Qantas Airlines has reduced its order for the Boeing 787 Dreamliners for its Jetstar subsidiary to 14, as it prepares for slower growth on its long-haul routes.

Jetstar, which competes with Malaysia-based Air Asia X and Singapore Airlines-backed Scoot for low-cost, long-haul passengers, is still expected to pick up its first Dreamliner this year.

Qantas Chief Executive Alan Joyce said plans for Jetstar to continue growing has not changed.

"While the plan is for Jetstar's long-haul network to keep expanding, we are using the flexibility in our agreement with Boeing to cancel a firm order knowing that we can replace it with one of our 50 options for this aircraft down the track, and with a full view of what market conditions are like at the time," Joyce said in a statement.

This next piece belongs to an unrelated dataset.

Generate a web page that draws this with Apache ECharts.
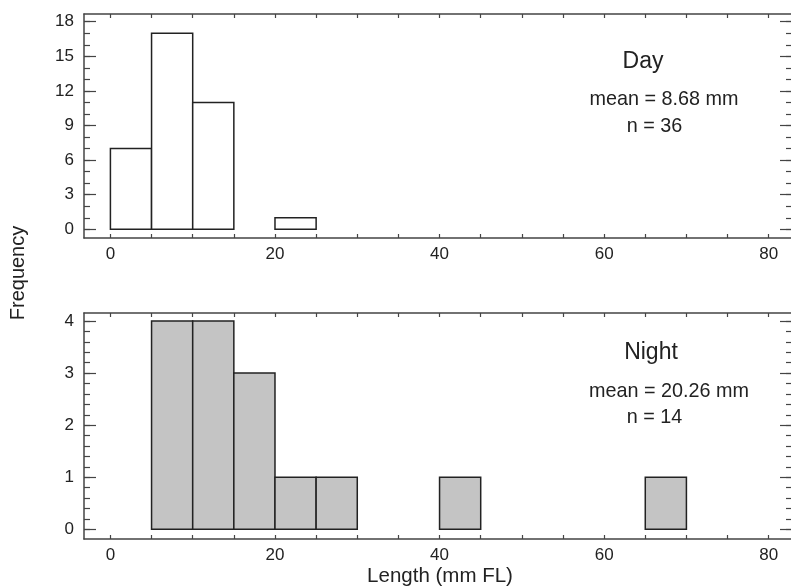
<!DOCTYPE html>
<html>
<head>
<meta charset="utf-8">
<script src="https://cdn.jsdelivr.net/npm/echarts@6/dist/echarts.min.js"></script>
<style>
html,body{margin:0;padding:0;background:#fff;}
#chart{width:791px;height:587px;}
</style>
</head>
<body>
<div id="chart"></div>
<script>
// ---- data ----
const binWidth = 5;
const dayBinStart = [0, 5, 10, 20];
const dayCounts = [7, 17, 11, 1];
const nightBinStart = [5, 10, 15, 20, 25, 40, 65];
const nightCounts = [4, 4, 3, 1, 1, 1, 1];
const xLabelValues = [0, 20, 40, 60, 80];
const xTickValues = [0, 5, 10, 15, 20, 25, 30, 35, 40, 45, 50, 55, 60, 65, 70, 75, 80];
const dayYLabels = [0, 3, 6, 9, 12, 15, 18];
const dayYMinor = [0,1,2,3,4,5,6,7,8,9,10,11,12,13,14,15,16,17,18];
const nightYLabels = [0, 1, 2, 3, 4];
const nightYMinor = [0,0.2,0.4,0.6,0.8,1,1.2,1.4,1.6,1.8,2,2.2,2.4,2.6,2.8,3,3.2,3.4,3.6,3.8,4];

const FONT = '"Liberation Sans", Arial, Helvetica, sans-serif';
const LINE = '#444';
const TXT = '#222';

const chart = echarts.init(document.getElementById('chart'), null, {renderer: 'canvas'});

const xMin = -3.21, xMax = 82.71;
const panels = [
  {top: 14, height: 224, yMin: -0.755, yMax: 18.67, labels: dayYLabels, minor: dayYMinor},
  {top: 313, height: 226, yMin: -0.186, yMax: 4.154, labels: nightYLabels, minor: nightYMinor}
];

const grids = [], xAxes = [], yAxes = [];
panels.forEach((p, g) => {
  grids.push({left: 84, top: p.top, width: 707, height: p.height, containLabel: false});
  xAxes.push({
    gridIndex: g, type: 'value', min: xMin, max: xMax, position: 'bottom',
    axisLine: {show: true, onZero: false, lineStyle: {color: LINE, width: 1.5}},
    axisTick: {show: true, inside: true, length: 4, customValues: xTickValues, lineStyle: {color: LINE, width: 1.2}},
    axisLabel: {show: true, customValues: xLabelValues, fontSize: 17, color: TXT, fontFamily: FONT, margin: 8},
    splitLine: {show: false}
  });
  xAxes.push({
    gridIndex: g, type: 'value', min: xMin, max: xMax, position: 'top',
    axisLine: {show: true, onZero: false, lineStyle: {color: LINE, width: 1.5}},
    axisTick: {show: true, inside: true, length: 4, customValues: xTickValues, lineStyle: {color: LINE, width: 1.2}},
    axisLabel: {show: false},
    splitLine: {show: false}
  });
  const yBase = {gridIndex: g, type: 'value', min: p.yMin, max: p.yMax, splitLine: {show: false}};
  yAxes.push(Object.assign({}, yBase, {
    position: 'left',
    axisLine: {show: true, onZero: false, lineStyle: {color: LINE, width: 1.5}},
    axisTick: {show: true, inside: true, length: 12, customValues: p.labels, lineStyle: {color: LINE, width: 1.2}},
    axisLabel: {show: true, customValues: p.labels, fontSize: 17, color: TXT, fontFamily: FONT, margin: 10}
  }));
  yAxes.push(Object.assign({}, yBase, {
    position: 'left',
    axisLine: {show: false, onZero: false},
    axisTick: {show: true, inside: true, length: 6, customValues: p.minor, lineStyle: {color: LINE, width: 1.2}},
    axisLabel: {show: false}
  }));
  yAxes.push(Object.assign({}, yBase, {
    position: 'right',
    axisLine: {show: false, onZero: false},
    axisTick: {show: true, inside: true, length: 11, customValues: p.labels, lineStyle: {color: LINE, width: 1.2}},
    axisLabel: {show: false}
  }));
  yAxes.push(Object.assign({}, yBase, {
    position: 'right',
    axisLine: {show: false, onZero: false},
    axisTick: {show: true, inside: true, length: 5, customValues: p.minor, lineStyle: {color: LINE, width: 1.2}},
    axisLabel: {show: false}
  }));
});

function histSeries(starts, counts, g, fill) {
  return {
    type: 'custom',
    xAxisIndex: g * 2,
    yAxisIndex: g * 4,
    data: starts.map((s, i) => [s, counts[i]]),
    encode: {x: 0, y: 1},
    clip: true,
    renderItem: function (params, api) {
      const x0 = api.value(0);
      const v = api.value(1);
      const p0 = api.coord([x0, 0]);
      const p1 = api.coord([x0 + binWidth, v]);
      return {
        type: 'rect',
        shape: {x: p0[0], y: p1[1], width: p1[0] - p0[0], height: p0[1] - p1[1]},
        style: {fill: fill, stroke: '#222', lineWidth: 1.5}
      };
    }
  };
}

function txt(text, x, y, size) {
  return {type: 'text', x: x, y: y, style: {text: text, fontSize: size, fontFamily: FONT, fill: TXT, align: 'center', verticalAlign: 'middle'}};
}

chart.setOption({
  animation: false,
  backgroundColor: '#fff',
  grid: grids,
  xAxis: xAxes,
  yAxis: yAxes,
  series: [
    histSeries(dayBinStart, dayCounts, 0, '#ffffff'),
    histSeries(nightBinStart, nightCounts, 1, '#c4c4c4')
  ],
  graphic: [
    txt('Day', 643, 62, 23),
    txt('mean = 8.68 mm', 664, 100, 19.8),
    txt('n = 36', 654.5, 127, 19.8),
    txt('Night', 651, 353, 23),
    txt('mean = 20.26 mm', 669, 392, 19.8),
    txt('n = 14', 654.5, 417.5, 19.8),
    {type: 'text', x: 18, y: 273, rotation: Math.PI / 2,
     style: {text: 'Frequency', fontSize: 20, fontFamily: FONT, fill: TXT, align: 'center', verticalAlign: 'middle'}},
    txt('Length (mm FL)', 440, 576, 20.5)
  ]
});
</script>
</body>
</html>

With Qantas' 50 options to buy Boeing 787-8 and the larger 787-9 aircraft from 2016, the airline group could still put a 15th Dreamliner in the Jetstar fleet if it wished to and if conditions supported more growth at Jetstar.

The decision to reduce its 787 order was made late 2012, Qantas said, before the Dreamliner's grounding by regulators in the US on Thursday and an investigation into the aircraft's lithium ion battery.

Joyce said Qantas remained firmly committed to the Dreamliner and was confident current technical issues would be resolved by Boeing.

Meanwhile, Qantas said it was leasing a further five Boeing 717 aircraft and Bombardier Q400 turboprops, due to arrive in the second half of the year, to support more regional flying.

Qantas said the changes would have no impact on the company's planned capital expenditure, expected to be around A$1.8 billion in 2012/13 and A$1.9 billion in 2013/14.